WHAT NEEDS TO BE DONE: Would you print the records below from the first line through the line containing "(438.2,106.9) -- (438.2,160);", skipping the pictures?

[Entries with chart source code]
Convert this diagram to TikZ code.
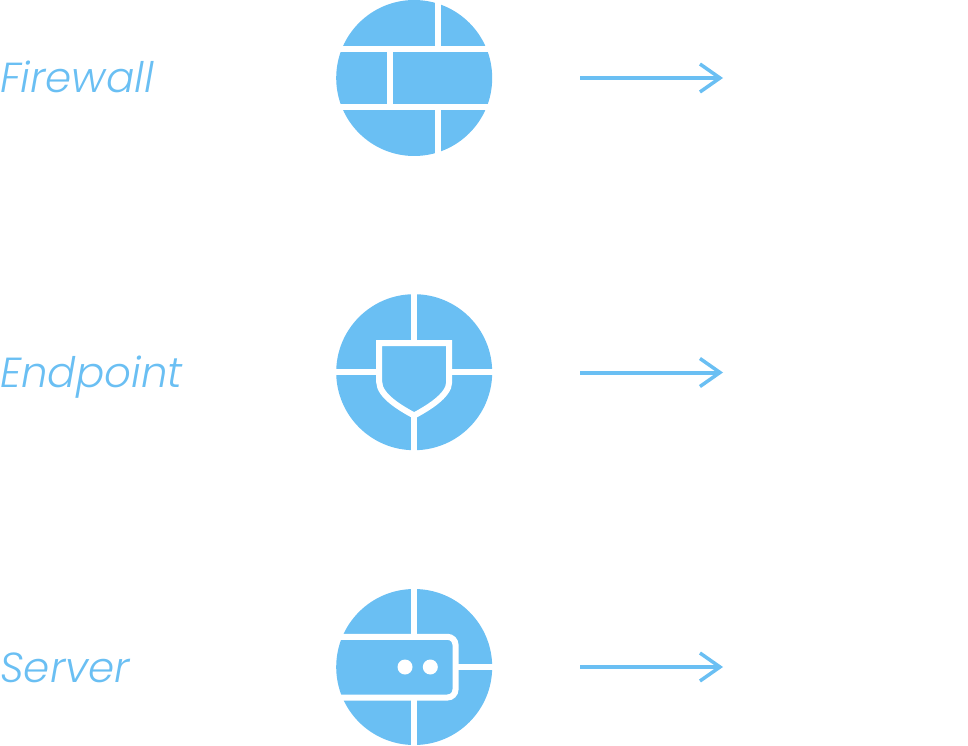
\documentclass[tikz,border=0pt]{standalone}
\usepackage{fontspec}
\usetikzlibrary{arrows.meta}
\newfontfamily\labelfont{Poppins Light Italic}
\definecolor{skyblue}{HTML}{6ABFF3}

\begin{document}
\begin{tikzpicture}[
  x=1pt, y=-1pt,
  disc/.style={circle, fill=skyblue, minimum size=156pt, inner sep=0pt, outer sep=0pt},
  caption/.style={anchor=base west, inner sep=0pt, text=skyblue, font=\labelfont\fontsize{42}{42}\selectfont},
  gap/.style={draw=white, line width=6pt},
  inset/.style={gap, fill=skyblue},
  hole/.style={circle, fill=white, minimum size=15pt, inner sep=0pt},
  line/.style={draw=skyblue, line width=4pt, -{Straight Barb[length=20pt, width=28pt, line width=3.5pt]}}
]
  \useasboundingbox (0,0) rectangle (968,746);

  \node[caption] (firewalltext) at (0,93) {Firewall};
  \node[caption] (endpointtext) at (0,387.5) {Endpoint};
  \node[caption] (servertext) at (0,682) {Server};

  \node[disc] (firewall) at (414.2,78) {};
  \node[disc] (endpoint) at (414.2,372.2) {};
  \node[disc] (server) at (414.2,667) {};

  % firewall bricks
  \draw[gap] (330,48.9) -- (498,48.9);
  \draw[gap] (330,106.9) -- (498,106.9);
  \draw[gap] (438.2,-4) -- (438.2,48.9);
  \draw[gap] (390.2,48.9) -- (390.2,106.9);
  \draw[gap] (438.2,106.9) -- (438.2,160);

  % endpoint shield
  \draw[gap] (414.2,288) -- (414.2,343.2);
  \draw[gap] (414.2,415) -- (414.2,456);
  \draw[gap] (330,372.3) -- (379.2,372.3);
  \draw[gap] (449.2,372.3) -- (498,372.3);
  \draw[inset] (379.2,343.2) -- (449.2,343.2) -- (449.2,382)
    .. controls (449.2,396) and (426,409) .. (414.2,415.5)
    .. controls (402,409) and (379.2,396) .. (379.2,382) -- cycle;

  % server rack
  \draw[gap] (414.2,582) -- (414.2,636.8);
  \draw[gap] (414.2,697.5) -- (414.2,752);
  \draw[gap] (455.5,667.3) -- (498,667.3);
  \draw[gap, rounded corners=8pt] (330,636.8) -- (455.5,636.8) -- (455.5,697.5) -- (330,697.5);
  \node[hole] (ledleft) at (405,667) {};
  \node[hole] (ledright) at (430.3,667) {};

  % arrows
  \coordinate (firewallfrom) at (580,78);
  \coordinate (firewallto) at (723,78);
  \coordinate (endpointfrom) at (580,372.5);
  \coordinate (endpointto) at (723,372.5);
  \coordinate (serverfrom) at (580,667);
  \coordinate (serverto) at (723,667);
  \draw[line] (firewallfrom) -- (firewallto);
  \draw[line] (endpointfrom) -- (endpointto);
  \draw[line] (serverfrom) -- (serverto);
\end{tikzpicture}
\end{document}
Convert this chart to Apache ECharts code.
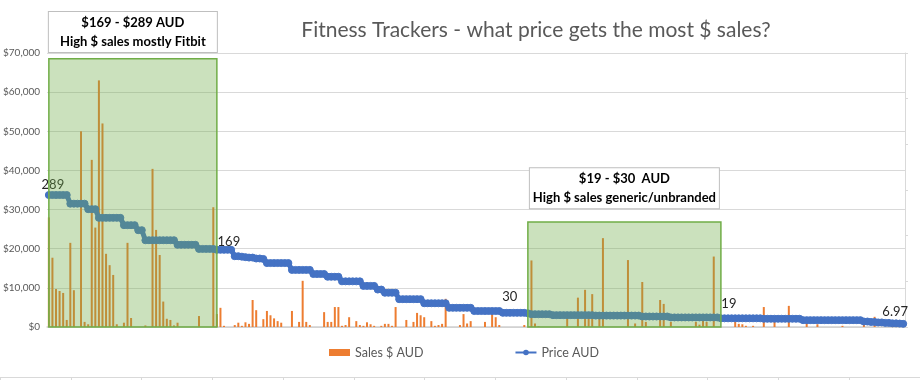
<!DOCTYPE html>
<html>
<head>
<meta charset="utf-8">
<script src="https://cdn.jsdelivr.net/npm/echarts@6/dist/echarts.min.js"></script>
<style>html,body{margin:0;padding:0;background:#fff}#c{width:920px;height:380px}</style>
</head>
<body>
<div id="c"></div>
<script>
// ---- data ----
const titleText = 'Fitness Trackers - what price gets the most $ sales?';
const seriesNames = ['Sales $ AUD', 'Price AUD'];
const yTicks = [0, 10000, 20000, 30000, 40000, 50000, 60000, 70000];

// Sales $ AUD per product (240 products, sorted by price)
const sales = [
 28000,17700,9700,9200,8700,1800,21500,9400,0,50000,
 1300,700,42700,25400,63000,52000,18700,15800,13300,700,
 0,1100,21500,2300,0,0,0,400,0,40400,
 24800,18400,6500,2100,1800,400,1100,0,0,0,
 0,0,2800,0,0,0,30600,3300,4900,300,
 0,0,500,1100,300,1200,800,6900,4300,0,
 2000,4100,3000,2200,1500,1100,0,0,4100,0,
 1300,11800,1300,500,0,0,0,3800,1300,1300,
 5100,5100,300,500,2500,0,1500,500,300,1200,
 700,300,0,300,800,800,300,5100,0,0,
 1800,0,1300,3600,3000,2500,0,1500,300,500,
 800,7200,0,0,0,500,3300,900,1500,0,
 0,0,1300,0,3300,2500,500,0,0,0,
 0,0,0,500,0,17000,900,200,0,0,
 0,0,0,0,0,2600,0,0,7500,0,
 9500,2600,8400,0,2600,22700,0,0,0,0,
 0,0,17100,0,900,0,11500,1300,0,0,
 0,6900,5900,0,1300,0,0,0,0,0,
 0,1300,600,3300,1300,0,18000,0,0,0,
 0,0,1400,800,700,300,0,300,0,0,
 5100,0,0,1400,0,0,0,5400,0,0,
 0,0,1400,0,0,700,0,0,0,0,
 0,0,300,0,0,0,0,0,700,0,
 0,2600,0,0,0,0,500,700,0,0
];

// Price AUD per product
const price = [
 289,289,289,289,289,289,270,270,270,270,
 270,258,258,258,239,239,239,239,239,239,
 239,223,223,223,223,212,212,190,190,190,
 190,190,190,190,190,190,180,180,180,180,
 180,180,171,171,171,171,171,169,169,169,
 169,169,155,155,154,153,152,152,150,150,
 149,140,140,140,140,140,140,140,125,125,
 125,125,125,125,116,116,116,116,110,110,
 110,110,100,100,100,100,100,100,90,90,
 90,90,82,82,75,75,75,75,61,61,
 61,61,61,61,61,52,52,52,52,52,
 52,52,42,42,42,42,42,42,42,35,
 35,35,35,35,35,35,35,31,31,31,
 31,31,31,31,30,28,28,28,28,28,
 28,26,26,26,26,26,26,26,26,26,
 26,26,26,25,25,25,25,25,25,25,
 25,25,25,25,25,25,23,23,23,23,
 23,23,23,23,21,21,21,21,21,21,
 21,21,21,21,21,21,21,21,19,19,
 19,19,19,19,19,19,19,19,19,19,
 18,18,18,18,18,18,18,18,18,18,
 18,15,15,15,15,15,15,15,15,15,
 15,15,15,15,15,15,15,15,12,12,
 11,11,10,10,9,9,8,8,7.5,6.97
];

const categories = price.map((p, i) => 'P' + (i + 1));
const labelledPoints = [0, 47, 134, 188, 239];

const boxes = [
  {from: 0, to: 47, top: 68500, text: '$169 - $289 AUD\nHigh $ sales mostly Fitbit'},
  {from: 134, to: 188, top: 26800, text: '$19 - $30  AUD\nHigh $ sales generic/unbranded'}
];

// ---- chart ----
const FONT = 'Lato, "Liberation Sans", sans-serif';
const chart = echarts.init(document.getElementById('c'), null, {renderer: 'canvas'});

const labelOffsets = {0: [4, 5], 47: [12, 7], 134: [-18, -1], 188: [8, 1], 239: [-8, 3]};
const labelNames = {0: '289', 47: '169', 134: '30', 188: '19', 239: '6.97'};
const priceData = price.map((v, i) => {
  if (labelledPoints.indexOf(i) >= 0) {
    return {value: v, label: {show: true, position: 'top', offset: labelOffsets[i], formatter: labelNames[i],
      fontSize: 13, color: '#262626', fontFamily: FONT}};
  }
  return v;
});

const boxLabelDist = [6, 13];
const areaData = boxes.map((b, k) => [
  {xAxis: b.from, yAxis: 0, name: b.text,
   label: {distance: boxLabelDist[k], width: (k === 0 ? 168 : 189)}},
  {xAxis: b.to, yAxis: b.top}
]);

chart.setOption({
  animation: false,
  backgroundColor: '#fff',
  textStyle: {fontFamily: FONT},
  title: {
    text: titleText, left: 531, top: 15, textAlign: 'center',
    textStyle: {fontSize: 21, fontWeight: 'normal', color: '#595959', fontFamily: FONT}
  },
  legend: {
    data: [{name: seriesNames[0], icon: 'rect'}, {name: seriesNames[1]}],
    left: 329, top: 346, padding: 0, itemWidth: 21, itemHeight: 7, itemGap: 91,
    textStyle: {fontSize: 12.5, color: '#595959', fontFamily: FONT}
  },
  grid: [
    {left: 47, right: 15, top: 53, bottom: 53, containLabel: false},
    {left: -15, width: 936, top: 370, height: 7}
  ],
  xAxis: [
    {type: 'category', data: categories, gridIndex: 0,
     axisLine: {lineStyle: {color: '#D0D0D0', width: 1.5}},
     axisTick: {show: false}, axisLabel: {show: false}},
    {type: 'category', data: ['', '', '', '', '', '', '', '', '', '', '', '', ''], gridIndex: 1,
     axisLine: {lineStyle: {color: '#D9D9D9'}},
     axisTick: {show: true, length: 4, interval: 0, lineStyle: {color: '#D9D9D9'}},
     axisLabel: {show: false}}
  ],
  yAxis: [
    {type: 'value', min: yTicks[0], max: yTicks[yTicks.length - 1], interval: 10000, gridIndex: 0,
     axisLine: {show: false}, axisTick: {show: false},
     splitLine: {lineStyle: {color: '#D9D9D9', width: 1}},
     axisLabel: {fontSize: 10, color: '#595959', margin: 7, fontFamily: FONT,
       formatter: v => '$' + v.toLocaleString('en-US')}},
    {type: 'value', min: 0, max: 600, interval: 100, position: 'right', gridIndex: 0,
     axisLine: {show: true, lineStyle: {color: '#D9D9D9'}},
     axisTick: {show: true, length: 3, lineStyle: {color: '#D9D9D9'}},
     axisLabel: {show: false}, splitLine: {show: false}},
    {type: 'value', gridIndex: 1, show: false}
  ],
  series: [
    {name: seriesNames[0], type: 'bar', data: sales, barWidth: 2, barGap: '0%',
     itemStyle: {color: '#ED7D31'}, xAxisIndex: 0, yAxisIndex: 0},
    {name: seriesNames[1], type: 'line', data: priceData, yAxisIndex: 1, xAxisIndex: 0,
     symbol: 'circle', symbolSize: 7, showAllSymbol: true,
     lineStyle: {color: '#4472C4', width: 5},
     itemStyle: {color: '#4472C4', borderColor: '#4472C4'}},
    {name: 'boxes', type: 'line', data: [], xAxisIndex: 0, yAxisIndex: 0, z: 10,
     markArea: {
       silent: true, z: 10,
       itemStyle: {color: 'rgba(112,173,71,0.36)', borderColor: '#70AD47', borderWidth: 1.5},
       label: {show: true, position: 'top', formatter: '{b}', fontSize: 13, fontWeight: 'bold',
         color: '#000', lineHeight: 19, align: 'center', backgroundColor: '#fff',
         borderColor: '#BFBFBF', borderWidth: 1, padding: [1, 0, 1, 0], fontFamily: FONT},
       data: areaData
     }}
  ]
});
</script>
</body>
</html>
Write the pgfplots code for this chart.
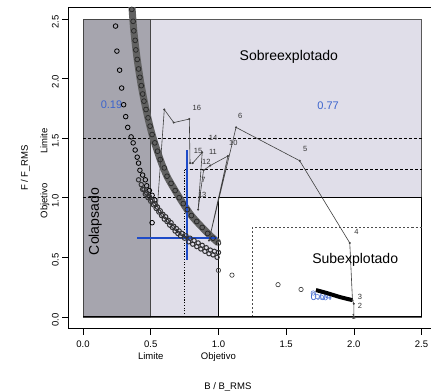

COMPLETED EXERCISE:
Convert this diagram to TikZ code.
\documentclass[tikz,border=0pt]{standalone}
\usepackage{fontspec}
\usetikzlibrary{arrows.meta}
\newfontfamily\labelfont{Poppins Light Italic}
\definecolor{skyblue}{HTML}{6ABFF3}

\begin{document}
\begin{tikzpicture}[
  x=1pt, y=-1pt,
  disc/.style={circle, fill=skyblue, minimum size=156pt, inner sep=0pt, outer sep=0pt},
  caption/.style={anchor=base west, inner sep=0pt, text=skyblue, font=\labelfont\fontsize{42}{42}\selectfont},
  gap/.style={draw=white, line width=6pt},
  inset/.style={gap, fill=skyblue},
  hole/.style={circle, fill=white, minimum size=15pt, inner sep=0pt},
  line/.style={draw=skyblue, line width=4pt, -{Straight Barb[length=20pt, width=28pt, line width=3.5pt]}}
]
  \useasboundingbox (0,0) rectangle (968,746);

  \node[caption] (firewalltext) at (0,93) {Firewall};
  \node[caption] (endpointtext) at (0,387.5) {Endpoint};
  \node[caption] (servertext) at (0,682) {Server};

  \node[disc] (firewall) at (414.2,78) {};
  \node[disc] (endpoint) at (414.2,372.2) {};
  \node[disc] (server) at (414.2,667) {};

  % firewall bricks
  \draw[gap] (330,48.9) -- (498,48.9);
  \draw[gap] (330,106.9) -- (498,106.9);
  \draw[gap] (438.2,-4) -- (438.2,48.9);
  \draw[gap] (390.2,48.9) -- (390.2,106.9);
  \draw[gap] (438.2,106.9) -- (438.2,160);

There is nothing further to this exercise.